Glass cinerary urn with lid
- Imperial, Flavian or Trajanic
- 1st–early 2nd century A.D.
- Glass; blown
- H.: 13 1/2 in. (34.3 cm)
- Credit Line:
- Edward C. Moore Collection, Bequest of Edward C. Moore, 1891
- Accession Number:
Urn: Translucent blue green; handles in same color.
Everted tubular rim, folded over and in, and smoothed into side of mouth; funnel-shaped neck; ovoid body; splayed hollow foot; almost flat bottom; two vertical, arched M-shaped handles, attached on opposite sides of upper body, each made of a thick trail, applied as a large circular pad, drawn across body from left to right, and trailed off back along top of handle.
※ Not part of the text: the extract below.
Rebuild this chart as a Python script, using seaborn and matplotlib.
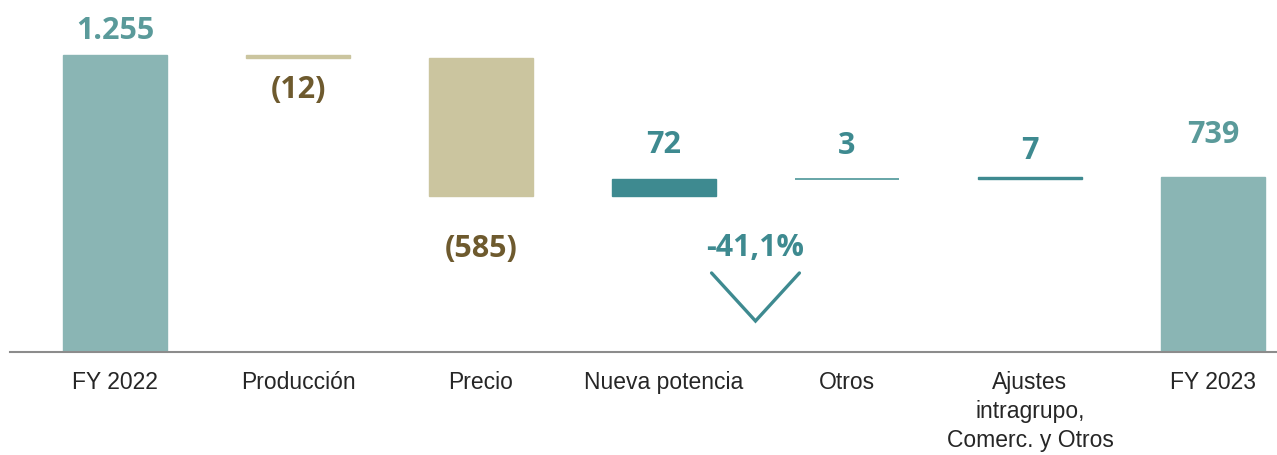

Intact; few bubbles, black impurities in handles; slight dulling, faint iridescence, and some soil encrustation on exterior, large patches of soil encrustation and iridescent weathering on interior.
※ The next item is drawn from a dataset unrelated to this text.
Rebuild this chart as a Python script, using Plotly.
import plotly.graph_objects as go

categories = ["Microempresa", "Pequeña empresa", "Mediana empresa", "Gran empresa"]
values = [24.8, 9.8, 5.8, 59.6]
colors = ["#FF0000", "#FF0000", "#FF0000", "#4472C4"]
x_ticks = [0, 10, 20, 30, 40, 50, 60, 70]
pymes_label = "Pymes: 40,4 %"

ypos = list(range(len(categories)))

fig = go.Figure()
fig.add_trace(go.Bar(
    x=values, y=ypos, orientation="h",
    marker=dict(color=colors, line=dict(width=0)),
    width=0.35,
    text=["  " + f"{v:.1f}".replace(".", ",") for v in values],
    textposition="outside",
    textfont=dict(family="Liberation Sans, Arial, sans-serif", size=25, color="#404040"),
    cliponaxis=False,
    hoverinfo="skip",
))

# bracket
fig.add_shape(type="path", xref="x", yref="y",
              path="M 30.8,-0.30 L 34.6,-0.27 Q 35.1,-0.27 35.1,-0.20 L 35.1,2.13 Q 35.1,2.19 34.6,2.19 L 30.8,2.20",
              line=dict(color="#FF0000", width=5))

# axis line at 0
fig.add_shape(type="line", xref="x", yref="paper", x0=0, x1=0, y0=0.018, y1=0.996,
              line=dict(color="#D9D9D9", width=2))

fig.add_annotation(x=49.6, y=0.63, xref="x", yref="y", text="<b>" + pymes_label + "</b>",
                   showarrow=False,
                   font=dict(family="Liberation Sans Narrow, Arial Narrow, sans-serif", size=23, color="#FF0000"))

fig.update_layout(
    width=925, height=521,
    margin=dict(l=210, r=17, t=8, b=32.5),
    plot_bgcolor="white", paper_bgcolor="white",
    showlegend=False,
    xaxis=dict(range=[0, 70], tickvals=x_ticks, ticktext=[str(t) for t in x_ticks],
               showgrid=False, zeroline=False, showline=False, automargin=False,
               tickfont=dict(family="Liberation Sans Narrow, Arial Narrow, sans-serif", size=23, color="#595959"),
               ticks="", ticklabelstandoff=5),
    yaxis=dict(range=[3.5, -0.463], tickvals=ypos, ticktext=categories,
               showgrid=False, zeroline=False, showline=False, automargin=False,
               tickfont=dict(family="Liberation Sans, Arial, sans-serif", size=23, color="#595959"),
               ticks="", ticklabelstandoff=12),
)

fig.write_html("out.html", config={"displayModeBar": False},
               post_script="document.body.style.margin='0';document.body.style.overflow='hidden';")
Lid: Translucent pale blue green.
Thick rounded rim, with groove around edge on underside; flat side; hollow cylindrical stem, tapering upwards; circular flattened knob applied at top.
Intact; some pinprick and a few larger bubbles; dulling and slight iridescent weathering, mainly on upper surface.
The lid fits snugly in the mouth on the upper side of neck. The pattern of weathering suggests that the lid sat upright on the urn.
When placed in a tomb, the glass cinerary urn was often enclosed in a stone vessel or lead canister for safekeeping. Many examples have been excavated from tombs in Italy, Gaul, and Britain, although not all included (as here) a lid.